• **Input for this task**
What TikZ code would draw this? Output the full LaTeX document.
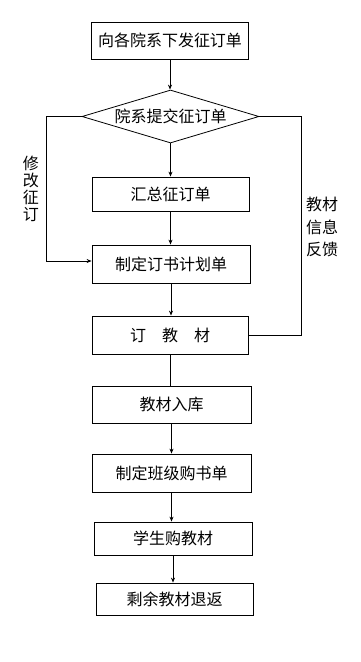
\documentclass[tikz,border=0pt]{standalone}
\usepackage{fontspec}
\setmainfont{Noto Sans CJK SC}
\usetikzlibrary{shapes.geometric,arrows.meta}
\begin{document}
\begin{tikzpicture}[x=1pt,y=-1pt,
  font=\fontsize{16}{18}\selectfont,
  line width=0.8pt,
  stepbox/.style={draw,rectangle,inner sep=0pt},
  arr/.style={-{Stealth[length=5pt,width=4pt]}}]
\useasboundingbox (0,0) rectangle (361,662);
\node[stepbox,minimum width=157pt,minimum height=37pt] (b1) at (170,40.5) {向各院系下发征订单};
\node[draw,diamond,inner sep=0pt,aspect=3.3,minimum width=177pt,minimum height=53pt] (d) at (170.5,116.5) {院系提交征订单};
\node[stepbox,minimum width=157pt,minimum height=34pt] (b2) at (170.5,194) {汇总征订单};
\node[stepbox,minimum width=158pt,minimum height=38pt] (b3) at (171,264) {制定订书计划单};
\node[stepbox,minimum width=156pt,minimum height=38pt] (b4) at (170,335) {订\hspace{1em}教\hspace{1em}材};
\node[stepbox,minimum width=159pt,minimum height=37pt] (b5) at (171.5,404.5) {教材入库};
\node[stepbox,minimum width=159pt,minimum height=38pt] (b6) at (171.5,473) {制定班级购书单};
\node[stepbox,minimum width=158pt,minimum height=33pt] (b7) at (173,538.5) {学生购教材};
\node[stepbox,minimum width=157pt,minimum height=32pt] (b8) at (174.5,599) {剩余教材退返};
\draw[arr] (b1.south) -- (b1.south |- d.north);
\draw[arr] (d.south) -- (d.south |- b2.north);
\draw[arr] (b2.south) -- (b2.south |- b3.north);
\draw[arr] (b3.south) -- (b3.south |- b4.north);
\draw (b4.south) -- (b4.south |- b5.north);
\draw[arr] (b5.south) -- (b5.south |- b6.north);
\draw[arr] (b6.south) -- (b6.south |- b7.north);
\draw[arr] (b7.south) -- (b7.south |- b8.north);
\coordinate (lc) at (46,261);
\coordinate (rc) at (301.5,335);
\draw[arr] (d.west) -| (lc) -- (lc -| b3.west);
\draw (b4.east) -- (b4.east -| rc) |- (d.east);
\node[align=center,inner sep=0pt,font=\fontsize{16}{17}\selectfont] (lab1) at (31,189) {修\\改\\征\\订};
\node[align=center,inner sep=0pt,font=\fontsize{16}{22.5}\selectfont] (lab2) at (322,227) {教材\\信息\\反馈};
\end{tikzpicture}
\end{document}
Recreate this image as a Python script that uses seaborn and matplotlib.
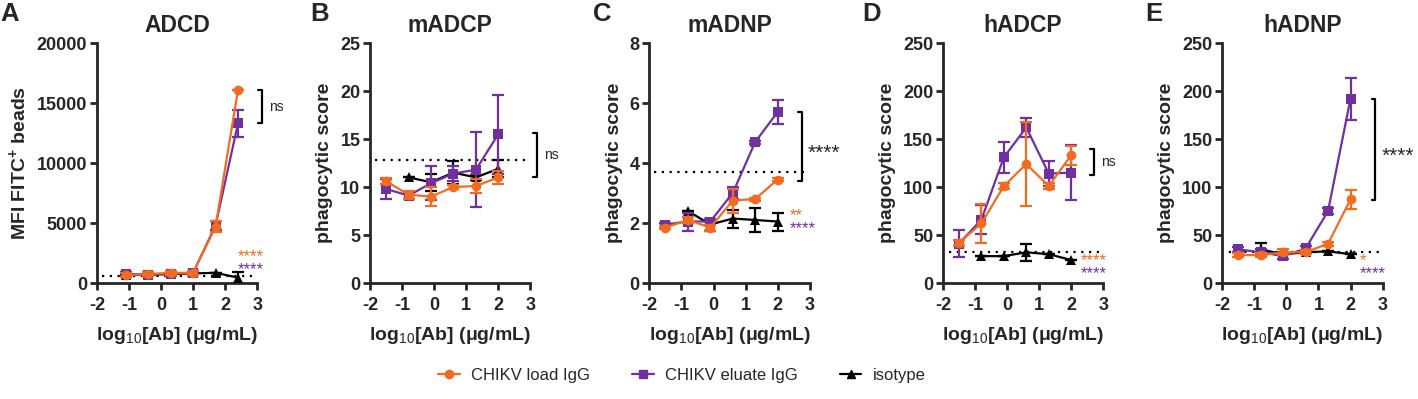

• **Challenge**
Repeat every record above exactly, but leave out any pictures.

• **Answer in full**
What TikZ code would draw this? Output the full LaTeX document.
\documentclass[tikz,border=0pt]{standalone}
\usepackage{fontspec}
\setmainfont{Noto Sans CJK SC}
\usetikzlibrary{shapes.geometric,arrows.meta}
\begin{document}
\begin{tikzpicture}[x=1pt,y=-1pt,
  font=\fontsize{16}{18}\selectfont,
  line width=0.8pt,
  stepbox/.style={draw,rectangle,inner sep=0pt},
  arr/.style={-{Stealth[length=5pt,width=4pt]}}]
\useasboundingbox (0,0) rectangle (361,662);
\node[stepbox,minimum width=157pt,minimum height=37pt] (b1) at (170,40.5) {向各院系下发征订单};
\node[draw,diamond,inner sep=0pt,aspect=3.3,minimum width=177pt,minimum height=53pt] (d) at (170.5,116.5) {院系提交征订单};
\node[stepbox,minimum width=157pt,minimum height=34pt] (b2) at (170.5,194) {汇总征订单};
\node[stepbox,minimum width=158pt,minimum height=38pt] (b3) at (171,264) {制定订书计划单};
\node[stepbox,minimum width=156pt,minimum height=38pt] (b4) at (170,335) {订\hspace{1em}教\hspace{1em}材};
\node[stepbox,minimum width=159pt,minimum height=37pt] (b5) at (171.5,404.5) {教材入库};
\node[stepbox,minimum width=159pt,minimum height=38pt] (b6) at (171.5,473) {制定班级购书单};
\node[stepbox,minimum width=158pt,minimum height=33pt] (b7) at (173,538.5) {学生购教材};
\node[stepbox,minimum width=157pt,minimum height=32pt] (b8) at (174.5,599) {剩余教材退返};
\draw[arr] (b1.south) -- (b1.south |- d.north);
\draw[arr] (d.south) -- (d.south |- b2.north);
\draw[arr] (b2.south) -- (b2.south |- b3.north);
\draw[arr] (b3.south) -- (b3.south |- b4.north);
\draw (b4.south) -- (b4.south |- b5.north);
\draw[arr] (b5.south) -- (b5.south |- b6.north);
\draw[arr] (b6.south) -- (b6.south |- b7.north);
\draw[arr] (b7.south) -- (b7.south |- b8.north);
\coordinate (lc) at (46,261);
\coordinate (rc) at (301.5,335);
\draw[arr] (d.west) -| (lc) -- (lc -| b3.west);
\draw (b4.east) -- (b4.east -| rc) |- (d.east);
\node[align=center,inner sep=0pt,font=\fontsize{16}{17}\selectfont] (lab1) at (31,189) {修\\改\\征\\订};
\node[align=center,inner sep=0pt,font=\fontsize{16}{22.5}\selectfont] (lab2) at (322,227) {教材\\信息\\反馈};
\end{tikzpicture}
\end{document}
Recreate this image as a Python script that uses seaborn and matplotlib.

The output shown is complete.